📈 Shape Up →
Ryan Singer and the Basecamp team just released their new ebook on product development, called Shape Up, made available for free online. Me and some of our team here have already dug into it and are finding some interesting ideas to experiment with in our own product development cycles.
On shaping and wireframing:
When design leaders go straight to wireframes or high-fidelity mockups, they define too much detail too early. This leaves designers no room for creativity.
Appetites:
Whether we’re champing at the bit or reluctant to dive in, it helps to explicitly define how much of our time and attention the subject deserves. Is this something worth a quick fix if we can manage?

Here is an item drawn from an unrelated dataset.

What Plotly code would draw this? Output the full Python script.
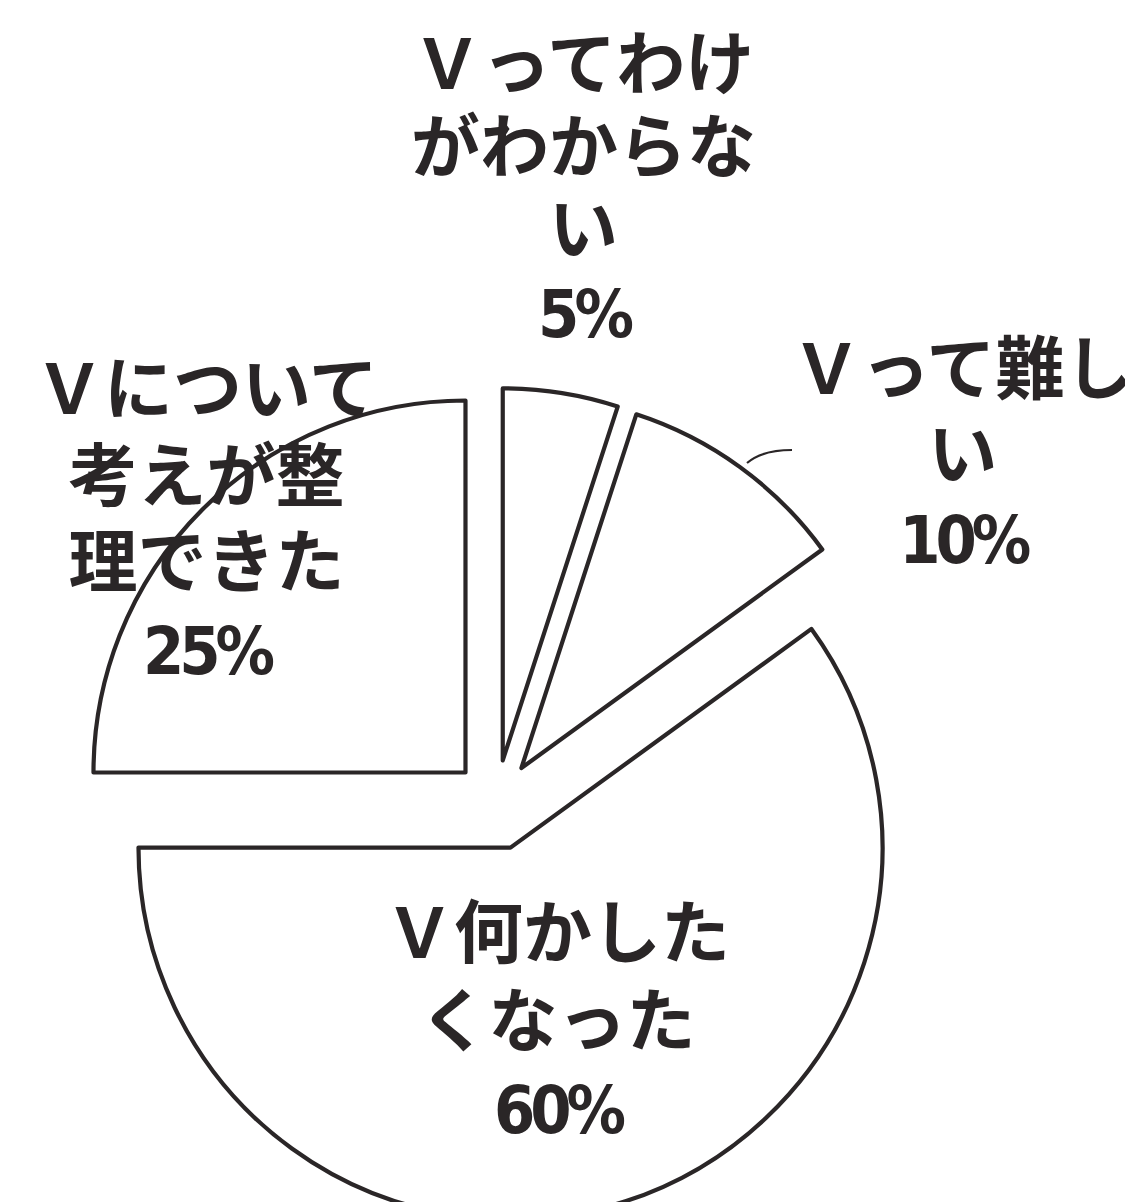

Is it a big idea worth an entire cycle? Would we redesign what we already have to accommodate it? Will we only consider it if we can implement it as a minor tweak?
Breadboarding:
Deciding to include an indicator light and a rotary knob is very different from debating the chassis material, whether the knob should go to the left of the light or the right, how sharp the corners should be, and so on.
Similarly, we can sketch and discuss the key components and connections of an interface idea without specifying a particular visual design. To do that, we can use a simple shorthand. There are three basic things we’ll draw:
- Places: These are things you can navigate to, like screens, dialogs, or menus that pop up.
- Affordances: These are things the user can act on, like buttons and fields. We consider interface copy to be an affordance, too. Reading it is an act that gives the user information for subsequent actions.
- Connection lines: These show how the affordances take the user from place to place.
I’m planning to go through it completely this weekend. There are a couple of ideas here to try out right out of the gate.